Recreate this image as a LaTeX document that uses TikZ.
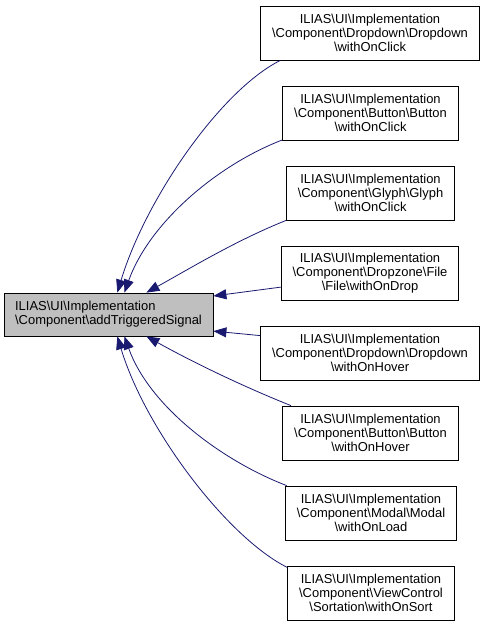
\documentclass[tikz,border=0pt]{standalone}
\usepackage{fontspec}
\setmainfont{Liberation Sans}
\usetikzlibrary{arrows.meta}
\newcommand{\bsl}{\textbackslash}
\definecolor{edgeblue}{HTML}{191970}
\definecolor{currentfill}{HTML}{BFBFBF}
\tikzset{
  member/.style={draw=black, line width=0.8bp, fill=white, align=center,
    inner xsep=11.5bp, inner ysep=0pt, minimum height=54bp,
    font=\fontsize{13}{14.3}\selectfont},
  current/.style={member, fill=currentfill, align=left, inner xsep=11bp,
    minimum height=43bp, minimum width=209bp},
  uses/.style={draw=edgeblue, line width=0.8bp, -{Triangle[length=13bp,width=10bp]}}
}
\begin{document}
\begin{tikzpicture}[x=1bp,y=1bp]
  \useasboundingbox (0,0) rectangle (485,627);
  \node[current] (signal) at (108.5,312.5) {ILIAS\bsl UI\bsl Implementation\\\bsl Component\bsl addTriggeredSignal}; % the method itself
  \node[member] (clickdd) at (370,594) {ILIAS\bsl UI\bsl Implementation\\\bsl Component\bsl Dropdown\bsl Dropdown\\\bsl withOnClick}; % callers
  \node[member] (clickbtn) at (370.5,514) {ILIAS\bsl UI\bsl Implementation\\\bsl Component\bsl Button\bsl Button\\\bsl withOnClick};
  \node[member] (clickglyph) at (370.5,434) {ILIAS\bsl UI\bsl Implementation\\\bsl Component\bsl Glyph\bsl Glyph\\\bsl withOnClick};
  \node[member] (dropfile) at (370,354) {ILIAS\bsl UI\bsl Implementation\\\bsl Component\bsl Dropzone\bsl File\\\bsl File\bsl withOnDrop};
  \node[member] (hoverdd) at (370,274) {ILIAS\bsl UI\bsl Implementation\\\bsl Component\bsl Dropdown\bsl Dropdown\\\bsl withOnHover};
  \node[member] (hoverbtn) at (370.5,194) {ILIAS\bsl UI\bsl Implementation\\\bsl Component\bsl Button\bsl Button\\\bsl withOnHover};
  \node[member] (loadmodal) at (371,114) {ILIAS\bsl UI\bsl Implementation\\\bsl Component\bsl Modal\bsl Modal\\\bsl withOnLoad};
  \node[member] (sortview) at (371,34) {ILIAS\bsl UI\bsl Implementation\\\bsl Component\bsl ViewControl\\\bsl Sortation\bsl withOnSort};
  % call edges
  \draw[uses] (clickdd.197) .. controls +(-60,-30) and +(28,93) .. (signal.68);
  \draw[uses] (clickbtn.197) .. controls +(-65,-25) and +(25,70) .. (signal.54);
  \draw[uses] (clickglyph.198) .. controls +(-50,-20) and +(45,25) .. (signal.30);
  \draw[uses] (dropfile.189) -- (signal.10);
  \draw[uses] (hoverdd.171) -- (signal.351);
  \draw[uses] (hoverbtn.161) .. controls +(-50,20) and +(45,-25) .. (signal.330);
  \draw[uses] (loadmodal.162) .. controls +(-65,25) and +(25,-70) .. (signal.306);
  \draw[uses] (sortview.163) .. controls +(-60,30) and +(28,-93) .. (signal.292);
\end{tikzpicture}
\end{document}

• [What you have to do] Copy down every line of the material above that includes the string "uses".

• [Exercise answer]
Recreate this image as a LaTeX document that uses TikZ.
  uses/.style={draw=edgeblue, line width=0.8bp, -{Triangle[length=13bp,width=10bp]}}
  \draw[uses] (clickdd.197) .. controls +(-60,-30) and +(28,93) .. (signal.68);
  \draw[uses] (clickbtn.197) .. controls +(-65,-25) and +(25,70) .. (signal.54);
  \draw[uses] (clickglyph.198) .. controls +(-50,-20) and +(45,25) .. (signal.30);
  \draw[uses] (dropfile.189) -- (signal.10);
  \draw[uses] (hoverdd.171) -- (signal.351);
  \draw[uses] (hoverbtn.161) .. controls +(-50,20) and +(45,-25) .. (signal.330);
  \draw[uses] (loadmodal.162) .. controls +(-65,25) and +(25,-70) .. (signal.306);
  \draw[uses] (sortview.163) .. controls +(-60,30) and +(28,-93) .. (signal.292);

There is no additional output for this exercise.